Ma questa verità, di cui niuno può più dubitare, non è precisamente quella che nella intestazione dell’articolo dicemmo esser venuta a galla. Intendiamo parlare delle cause che producono ed alimentano la insurrezione chiamata brigantaggio dai piemontisti.
La camorra, le mene borboniche e clericali, l’ignoranza delle classi basse, la negligenza delle autorità municipali sarebbero, stando al rapporto del Lamarmora, le cause principali del Brigantaggio Napoletano. Ma la commissione, che per conto delle Camere ba esaminato il rapporto stesso, lungi dal convenirne, crede invece che cagione permanente della reazione sia la niuna fede dei regnicoli nell’ordine presente di cose; ch’è quanto dire esser prodotto il brigantaggio dalla decisa avversione del popolo Napoletano al liberalissimo governo del re galantuomo, e della sua intolleranza verso la fazione signoreggiante in Italia.

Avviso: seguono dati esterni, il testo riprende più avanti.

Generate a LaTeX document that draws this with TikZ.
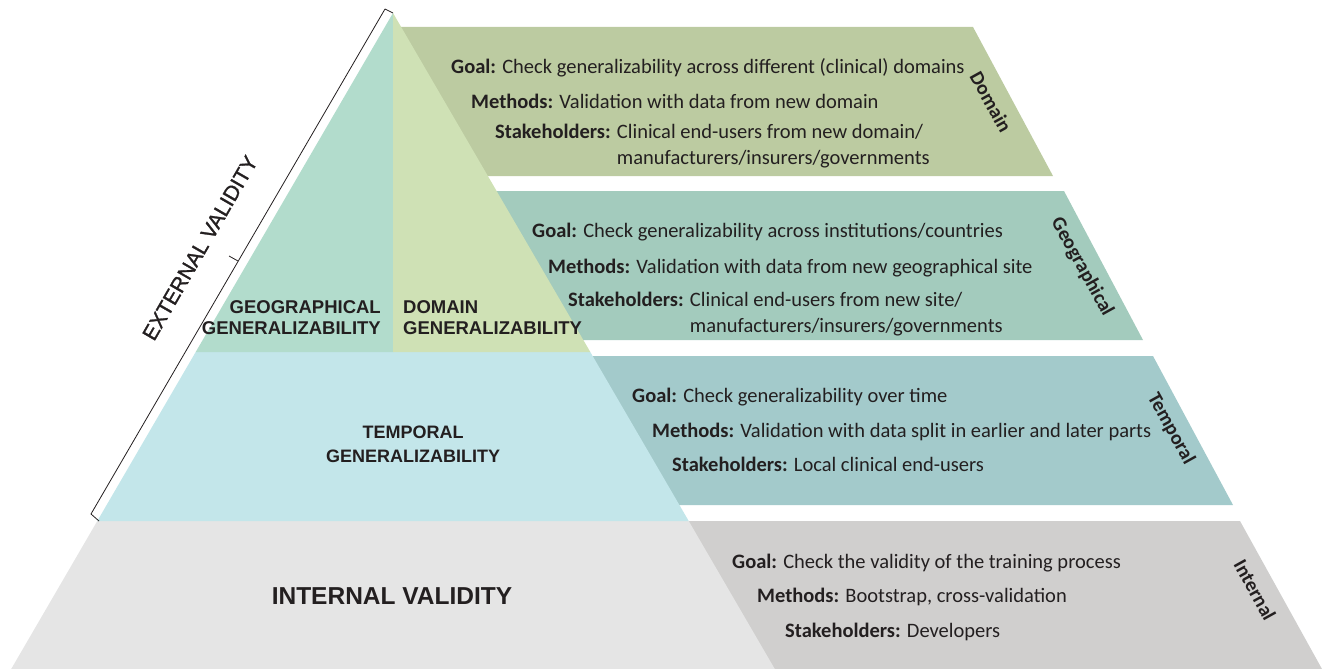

Dunque dopo le tante cose dette e scritte sul denaro di S.Pietro che alimentava la reazione, su i borbonici che la facevan sorgere, su i clericali che vi soffian entro, la verità finalmenle è venuta a galla nelle Camere stesse per bocca della commissione deputata, ed è rimasto constatato essere la niuna fede dei popoli verso il nuovo reggimento la causa principale della insurrezione.
Conosciuta pertanto la verità sulla cagione del male sarebbe facile trovarvi il rimedio; ma pure non ha voluto indicarlo la commissione suddetta, la quale non altro ha proposto che l’allontanamento di Francesco II da Roma, come se stesse in potere delle Camere l’ottenerlo. E poi allontanato il Re legittimo da Roma, per questo i regnicoli si renderanno docili al galantuomo e avranno fede in lui?
Ignoriamo quanto su questo proposito è stato risoluto in parlamento,giacchè ne han discusso in segreto affinchè l’Europa non conoscesse altre verità,ed altre vergogne. Ma già s’annunzia che altri ventimila soldati verranno aggiunti ai novanta mila, i quali formando con la guardia Nazionale un mezzo milione di bajonette faranno
conteporaneamente uno sforzo gigantesco per annientare 370 reazionarj a piedi, e 200 a cavallo. E così un’altra verità apparirà sempre più manifesta, e cioè che il Re galantuomo regna in Napoli in grazia delle bajonette e dei çannoni, non per volontà del popolo Napoletano.
Ma il rimedio al male di cui trattiamo l’aveva già indicato Massimo d’Azeglio in quella sua lettera confidenziale che il Senatore Matteucci lasciò stampare mesi addie­ tro, ed era l’abbandonare i Napoletani a loro stessi. Oggi che anche la commissione della Camera ha riconosciuto che i Napoletani non hanno fede nel Piemonte, sarebbe un dovere per esso il ritirarsi da quel paese affinchè provveda a sè stesso, come meglio crederà. Ma i piemontisti piuttostochè far questo metteranno a ferro e fuoco tutto il regno di Napoli, e purchè vi regnino supereranno in crudeltà, gli Attila, e i Tamerlani.